I agree with you about Odetta: voice, yes; style, not so much. I wondered what you thought of that clip from the Tennessee Ernie Ford Show.
Actually, I hadn't listened to the clip--I read the post at work and don't usually watch videos there. But now I have, and it's great. I grew up hearing (and I suppose attempting to sing) that hymn.
The Odetta song I remember most is "Water Boy." I don't think I have more than a few tracks by her in my collection--those few are on a folk anthology from the Vanguard label, which carried the cream of the crop in those days. I think "Water Boy" may have been on one of the two Harry Belafonte at Carnegie Hall albums which are among the very first music I can remember really listening to--I guess I was 12 or so.
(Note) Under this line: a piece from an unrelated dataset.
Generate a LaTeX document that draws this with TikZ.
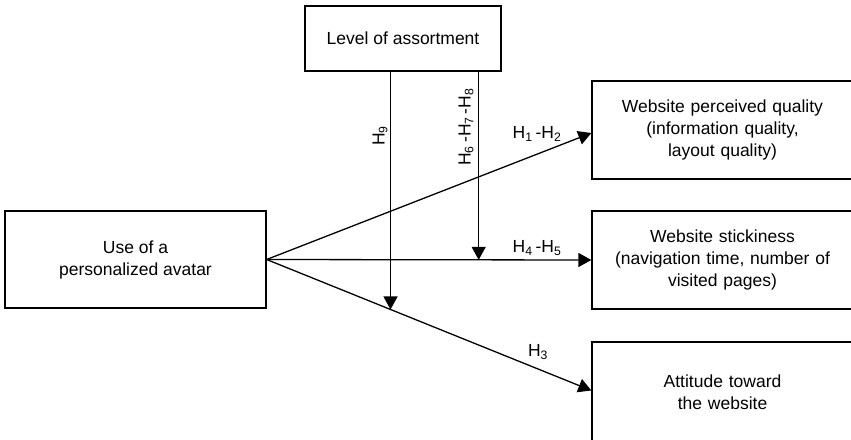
\documentclass[tikz,border=0pt]{standalone}
\usepackage{fontspec}
\setmainfont{Liberation Sans}
\usetikzlibrary{arrows.meta,calc}
\begin{document}
\begin{tikzpicture}[x=1pt,y=-1pt,
  every node/.style={font=\fontsize{17.5}{22}\selectfont},
  box/.style={draw, line width=1.3pt, align=center, inner sep=0pt},
  outcome/.style={box, minimum width=266pt, minimum height=98pt, text width=261pt},
  link/.style={line width=1.3pt, -{Triangle[length=13pt,width=14pt]}},
  hyp/.style={inner sep=0pt}]
\useasboundingbox (0,0) rectangle (851,439);
\clip (0,0) rectangle (851,439);

% constructs
\node[box, minimum width=196pt, minimum height=65pt] (lev) at (403,38.5) {Level of assortment};
\node[box, minimum width=261pt, minimum height=97pt] (ava) at (135.5,259.5) {Use of a\\personalized avatar};
\node[outcome] (qual) at (725,130) {\hspace*{-5pt}Website perceived quality\\\hspace*{-5pt}(information quality,\\\hspace*{-5pt}layout quality)};
\node[outcome] (stick) at (725,260) {\hspace*{-5pt}Website stickiness\\\hspace*{-5pt}(navigation time, number of\\\hspace*{-5pt}visited pages)};
\node[outcome, minimum height=100pt] (att) at (725,392) {\hspace*{-5pt}Attitude toward\\\hspace*{-5pt}the website};

% direct effects
\draw[link] (ava.east) -- ($(qual.west)+(0,3)$);
\draw[link] (ava.east) -- (stick.west);
\draw[link] (ava.east) -- ($(att.west)+(0,-1.5)$);

% moderating effects
\coordinate (e9) at ($(ava.east)!0.3815!($(att.west)+(0,-1.5)$)$);
\coordinate (e68) at ($(ava.east)!0.653!(stick.west)$);
\draw[link] (e9 |- lev.south) -- (e9);
\draw[link] (e68 |- lev.south) -- (e68);

% hypothesis labels
\node[hyp, rotate=90] (h9) at (380,136) {H\textsubscript{9}};
\node[hyp, rotate=90] (h678) at (466,127) {H\textsubscript{6}\,-H\textsubscript{7}\,-H\textsubscript{8}};
\node[hyp] (h12) at (537,134) {H\textsubscript{1}\,-H\textsubscript{2}};
\node[hyp] (h45) at (537,248) {H\textsubscript{4}\,-H\textsubscript{5}};
\node[hyp] (h3) at (538,352) {H\textsubscript{3}};
\end{tikzpicture}
\end{document}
Ol' Tennessee Ernie is not too bad, either. I don't think I've so much as heard his name for many years.
The version of "Water Boy" that I know is Paul Robeson's - haunting.
My blog was begun as an experiment in ideas accented by personal experience but posted anonymously. Only a handful of people in my county know I blog at all.
Oddly enough, when I blog about my faith and the complexities of living it in modern society, I get to interact with this group of friends I've never met face-to-face.
Nonetheless, having written in a personal journal for twenty years, blogging is a different bird. My journal is too personal. For everyone I would like to show my journal to, there are a million I fear might see it or ridicule it.
What I can say is that occasionally in my journal I write something worth reading, and it is those sorts of writings that I hope to post on my blog, though I must admit that I myself grow bored with my own blog sometimes.
I don't keep a paper journal, and usually just write a blog post when something is preoccupying or engaging me and I want to talk about it. This worked better when four people who knew me intimately read my blog, though.